INFORMATION PROVIDED -
• • • •

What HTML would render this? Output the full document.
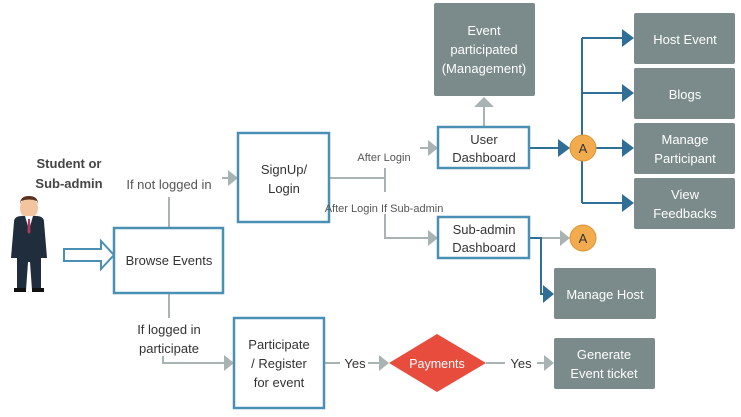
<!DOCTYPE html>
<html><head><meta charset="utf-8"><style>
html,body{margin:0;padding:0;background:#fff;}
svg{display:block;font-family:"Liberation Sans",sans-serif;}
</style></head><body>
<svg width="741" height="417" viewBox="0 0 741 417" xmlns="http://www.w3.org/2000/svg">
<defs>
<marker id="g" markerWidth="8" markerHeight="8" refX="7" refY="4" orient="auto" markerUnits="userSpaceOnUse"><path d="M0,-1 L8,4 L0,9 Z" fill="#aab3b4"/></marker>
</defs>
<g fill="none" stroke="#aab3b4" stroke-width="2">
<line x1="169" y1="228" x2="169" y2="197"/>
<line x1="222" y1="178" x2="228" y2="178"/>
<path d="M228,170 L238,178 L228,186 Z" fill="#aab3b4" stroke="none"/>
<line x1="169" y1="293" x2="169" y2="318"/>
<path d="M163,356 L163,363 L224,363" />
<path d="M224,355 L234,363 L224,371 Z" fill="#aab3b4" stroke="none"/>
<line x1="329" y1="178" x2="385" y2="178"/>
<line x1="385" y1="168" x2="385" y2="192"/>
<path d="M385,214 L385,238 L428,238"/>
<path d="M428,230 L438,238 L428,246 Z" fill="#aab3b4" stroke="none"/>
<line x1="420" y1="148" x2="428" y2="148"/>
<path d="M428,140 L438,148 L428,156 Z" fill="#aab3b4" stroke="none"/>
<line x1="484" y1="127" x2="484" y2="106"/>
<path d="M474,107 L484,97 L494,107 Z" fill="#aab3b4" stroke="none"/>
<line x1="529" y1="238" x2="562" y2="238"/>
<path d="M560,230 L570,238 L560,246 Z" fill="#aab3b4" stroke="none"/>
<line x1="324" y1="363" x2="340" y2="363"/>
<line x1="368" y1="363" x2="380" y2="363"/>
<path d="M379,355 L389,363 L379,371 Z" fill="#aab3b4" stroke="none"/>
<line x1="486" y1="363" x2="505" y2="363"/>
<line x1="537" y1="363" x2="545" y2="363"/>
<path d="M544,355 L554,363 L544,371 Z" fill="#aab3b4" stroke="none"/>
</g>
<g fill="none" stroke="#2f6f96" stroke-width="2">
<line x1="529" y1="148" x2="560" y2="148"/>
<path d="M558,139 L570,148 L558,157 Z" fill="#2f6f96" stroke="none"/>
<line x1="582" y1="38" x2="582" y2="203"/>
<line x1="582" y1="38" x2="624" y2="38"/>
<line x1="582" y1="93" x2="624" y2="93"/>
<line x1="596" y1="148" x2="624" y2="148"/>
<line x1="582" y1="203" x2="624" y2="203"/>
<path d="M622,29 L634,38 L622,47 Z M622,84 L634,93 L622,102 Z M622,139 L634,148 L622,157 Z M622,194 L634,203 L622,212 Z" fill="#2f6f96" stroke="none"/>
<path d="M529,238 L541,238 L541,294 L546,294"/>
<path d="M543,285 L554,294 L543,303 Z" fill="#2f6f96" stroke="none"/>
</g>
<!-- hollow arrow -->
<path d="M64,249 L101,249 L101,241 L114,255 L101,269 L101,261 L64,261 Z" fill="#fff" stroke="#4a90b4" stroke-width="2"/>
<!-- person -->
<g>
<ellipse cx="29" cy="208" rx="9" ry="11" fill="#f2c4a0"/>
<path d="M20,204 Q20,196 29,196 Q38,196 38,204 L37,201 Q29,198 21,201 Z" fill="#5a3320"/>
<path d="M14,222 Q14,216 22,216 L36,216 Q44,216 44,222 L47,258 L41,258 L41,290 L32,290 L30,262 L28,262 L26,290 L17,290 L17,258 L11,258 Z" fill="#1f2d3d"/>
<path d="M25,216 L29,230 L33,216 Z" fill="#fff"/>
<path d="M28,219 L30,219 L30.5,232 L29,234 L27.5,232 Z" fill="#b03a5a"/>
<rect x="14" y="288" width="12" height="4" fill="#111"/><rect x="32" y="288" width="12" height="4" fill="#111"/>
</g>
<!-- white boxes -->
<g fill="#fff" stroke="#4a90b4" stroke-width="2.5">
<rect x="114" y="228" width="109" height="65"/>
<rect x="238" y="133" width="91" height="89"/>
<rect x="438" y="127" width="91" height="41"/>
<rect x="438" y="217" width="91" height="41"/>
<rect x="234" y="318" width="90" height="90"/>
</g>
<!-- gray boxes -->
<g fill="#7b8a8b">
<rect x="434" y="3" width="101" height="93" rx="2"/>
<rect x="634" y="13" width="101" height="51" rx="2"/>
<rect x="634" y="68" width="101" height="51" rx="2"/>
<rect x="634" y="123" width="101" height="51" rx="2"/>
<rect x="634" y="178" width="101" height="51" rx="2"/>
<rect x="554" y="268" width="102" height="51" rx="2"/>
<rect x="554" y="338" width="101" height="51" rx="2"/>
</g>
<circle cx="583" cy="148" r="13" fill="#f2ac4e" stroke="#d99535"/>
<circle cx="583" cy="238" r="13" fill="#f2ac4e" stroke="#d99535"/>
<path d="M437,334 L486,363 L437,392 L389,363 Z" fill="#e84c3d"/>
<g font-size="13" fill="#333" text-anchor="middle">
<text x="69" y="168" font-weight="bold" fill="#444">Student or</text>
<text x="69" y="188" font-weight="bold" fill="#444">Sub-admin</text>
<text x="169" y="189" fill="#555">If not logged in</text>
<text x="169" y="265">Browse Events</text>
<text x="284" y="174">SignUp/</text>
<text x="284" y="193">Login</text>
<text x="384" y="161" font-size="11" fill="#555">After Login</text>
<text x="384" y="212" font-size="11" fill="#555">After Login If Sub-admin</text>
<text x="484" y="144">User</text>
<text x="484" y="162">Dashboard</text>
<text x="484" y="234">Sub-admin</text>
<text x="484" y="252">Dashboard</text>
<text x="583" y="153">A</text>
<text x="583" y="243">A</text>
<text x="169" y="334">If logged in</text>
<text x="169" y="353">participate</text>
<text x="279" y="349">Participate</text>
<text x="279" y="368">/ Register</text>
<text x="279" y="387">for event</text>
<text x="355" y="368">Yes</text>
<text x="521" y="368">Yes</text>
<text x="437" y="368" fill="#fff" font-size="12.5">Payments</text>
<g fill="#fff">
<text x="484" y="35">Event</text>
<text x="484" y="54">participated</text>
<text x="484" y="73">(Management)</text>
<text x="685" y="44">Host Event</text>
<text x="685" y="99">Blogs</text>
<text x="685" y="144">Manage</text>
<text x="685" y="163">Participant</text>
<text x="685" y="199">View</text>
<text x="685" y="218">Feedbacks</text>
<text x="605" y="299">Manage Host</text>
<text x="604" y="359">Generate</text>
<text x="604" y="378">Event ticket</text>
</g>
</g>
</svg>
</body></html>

• • • •

WRITTEN INSTRUCTION -
In this exercise, set down all of the data exactly, without the pictures.

TASK OUTPUT -
What HTML would render this? Output the full document.
<!DOCTYPE html>
<html><head><meta charset="utf-8"><style>
html,body{margin:0;padding:0;background:#fff;}
svg{display:block;font-family:"Liberation Sans",sans-serif;}
</style></head><body>
<svg width="741" height="417" viewBox="0 0 741 417" xmlns="http://www.w3.org/2000/svg">
<defs>
<marker id="g" markerWidth="8" markerHeight="8" refX="7" refY="4" orient="auto" markerUnits="userSpaceOnUse"><path d="M0,-1 L8,4 L0,9 Z" fill="#aab3b4"/></marker>
</defs>
<g fill="none" stroke="#aab3b4" stroke-width="2">
<line x1="169" y1="228" x2="169" y2="197"/>
<line x1="222" y1="178" x2="228" y2="178"/>
<path d="M228,170 L238,178 L228,186 Z" fill="#aab3b4" stroke="none"/>
<line x1="169" y1="293" x2="169" y2="318"/>
<path d="M163,356 L163,363 L224,363" />
<path d="M224,355 L234,363 L224,371 Z" fill="#aab3b4" stroke="none"/>
<line x1="329" y1="178" x2="385" y2="178"/>
<line x1="385" y1="168" x2="385" y2="192"/>
<path d="M385,214 L385,238 L428,238"/>
<path d="M428,230 L438,238 L428,246 Z" fill="#aab3b4" stroke="none"/>
<line x1="420" y1="148" x2="428" y2="148"/>
<path d="M428,140 L438,148 L428,156 Z" fill="#aab3b4" stroke="none"/>
<line x1="484" y1="127" x2="484" y2="106"/>
<path d="M474,107 L484,97 L494,107 Z" fill="#aab3b4" stroke="none"/>
<line x1="529" y1="238" x2="562" y2="238"/>
<path d="M560,230 L570,238 L560,246 Z" fill="#aab3b4" stroke="none"/>
<line x1="324" y1="363" x2="340" y2="363"/>
<line x1="368" y1="363" x2="380" y2="363"/>
<path d="M379,355 L389,363 L379,371 Z" fill="#aab3b4" stroke="none"/>
<line x1="486" y1="363" x2="505" y2="363"/>
<line x1="537" y1="363" x2="545" y2="363"/>
<path d="M544,355 L554,363 L544,371 Z" fill="#aab3b4" stroke="none"/>
</g>
<g fill="none" stroke="#2f6f96" stroke-width="2">
<line x1="529" y1="148" x2="560" y2="148"/>
<path d="M558,139 L570,148 L558,157 Z" fill="#2f6f96" stroke="none"/>
<line x1="582" y1="38" x2="582" y2="203"/>
<line x1="582" y1="38" x2="624" y2="38"/>
<line x1="582" y1="93" x2="624" y2="93"/>
<line x1="596" y1="148" x2="624" y2="148"/>
<line x1="582" y1="203" x2="624" y2="203"/>
<path d="M622,29 L634,38 L622,47 Z M622,84 L634,93 L622,102 Z M622,139 L634,148 L622,157 Z M622,194 L634,203 L622,212 Z" fill="#2f6f96" stroke="none"/>
<path d="M529,238 L541,238 L541,294 L546,294"/>
<path d="M543,285 L554,294 L543,303 Z" fill="#2f6f96" stroke="none"/>
</g>
<!-- hollow arrow -->
<path d="M64,249 L101,249 L101,241 L114,255 L101,269 L101,261 L64,261 Z" fill="#fff" stroke="#4a90b4" stroke-width="2"/>
<!-- person -->
<g>
<ellipse cx="29" cy="208" rx="9" ry="11" fill="#f2c4a0"/>
<path d="M20,204 Q20,196 29,196 Q38,196 38,204 L37,201 Q29,198 21,201 Z" fill="#5a3320"/>
<path d="M14,222 Q14,216 22,216 L36,216 Q44,216 44,222 L47,258 L41,258 L41,290 L32,290 L30,262 L28,262 L26,290 L17,290 L17,258 L11,258 Z" fill="#1f2d3d"/>
<path d="M25,216 L29,230 L33,216 Z" fill="#fff"/>
<path d="M28,219 L30,219 L30.5,232 L29,234 L27.5,232 Z" fill="#b03a5a"/>
<rect x="14" y="288" width="12" height="4" fill="#111"/><rect x="32" y="288" width="12" height="4" fill="#111"/>
</g>
<!-- white boxes -->
<g fill="#fff" stroke="#4a90b4" stroke-width="2.5">
<rect x="114" y="228" width="109" height="65"/>
<rect x="238" y="133" width="91" height="89"/>
<rect x="438" y="127" width="91" height="41"/>
<rect x="438" y="217" width="91" height="41"/>
<rect x="234" y="318" width="90" height="90"/>
</g>
<!-- gray boxes -->
<g fill="#7b8a8b">
<rect x="434" y="3" width="101" height="93" rx="2"/>
<rect x="634" y="13" width="101" height="51" rx="2"/>
<rect x="634" y="68" width="101" height="51" rx="2"/>
<rect x="634" y="123" width="101" height="51" rx="2"/>
<rect x="634" y="178" width="101" height="51" rx="2"/>
<rect x="554" y="268" width="102" height="51" rx="2"/>
<rect x="554" y="338" width="101" height="51" rx="2"/>
</g>
<circle cx="583" cy="148" r="13" fill="#f2ac4e" stroke="#d99535"/>
<circle cx="583" cy="238" r="13" fill="#f2ac4e" stroke="#d99535"/>
<path d="M437,334 L486,363 L437,392 L389,363 Z" fill="#e84c3d"/>
<g font-size="13" fill="#333" text-anchor="middle">
<text x="69" y="168" font-weight="bold" fill="#444">Student or</text>
<text x="69" y="188" font-weight="bold" fill="#444">Sub-admin</text>
<text x="169" y="189" fill="#555">If not logged in</text>
<text x="169" y="265">Browse Events</text>
<text x="284" y="174">SignUp/</text>
<text x="284" y="193">Login</text>
<text x="384" y="161" font-size="11" fill="#555">After Login</text>
<text x="384" y="212" font-size="11" fill="#555">After Login If Sub-admin</text>
<text x="484" y="144">User</text>
<text x="484" y="162">Dashboard</text>
<text x="484" y="234">Sub-admin</text>
<text x="484" y="252">Dashboard</text>
<text x="583" y="153">A</text>
<text x="583" y="243">A</text>
<text x="169" y="334">If logged in</text>
<text x="169" y="353">participate</text>
<text x="279" y="349">Participate</text>
<text x="279" y="368">/ Register</text>
<text x="279" y="387">for event</text>
<text x="355" y="368">Yes</text>
<text x="521" y="368">Yes</text>
<text x="437" y="368" fill="#fff" font-size="12.5">Payments</text>
<g fill="#fff">
<text x="484" y="35">Event</text>
<text x="484" y="54">participated</text>
<text x="484" y="73">(Management)</text>
<text x="685" y="44">Host Event</text>
<text x="685" y="99">Blogs</text>
<text x="685" y="144">Manage</text>
<text x="685" y="163">Participant</text>
<text x="685" y="199">View</text>
<text x="685" y="218">Feedbacks</text>
<text x="605" y="299">Manage Host</text>
<text x="604" y="359">Generate</text>
<text x="604" y="378">Event ticket</text>
</g>
</g>
</svg>
</body></html>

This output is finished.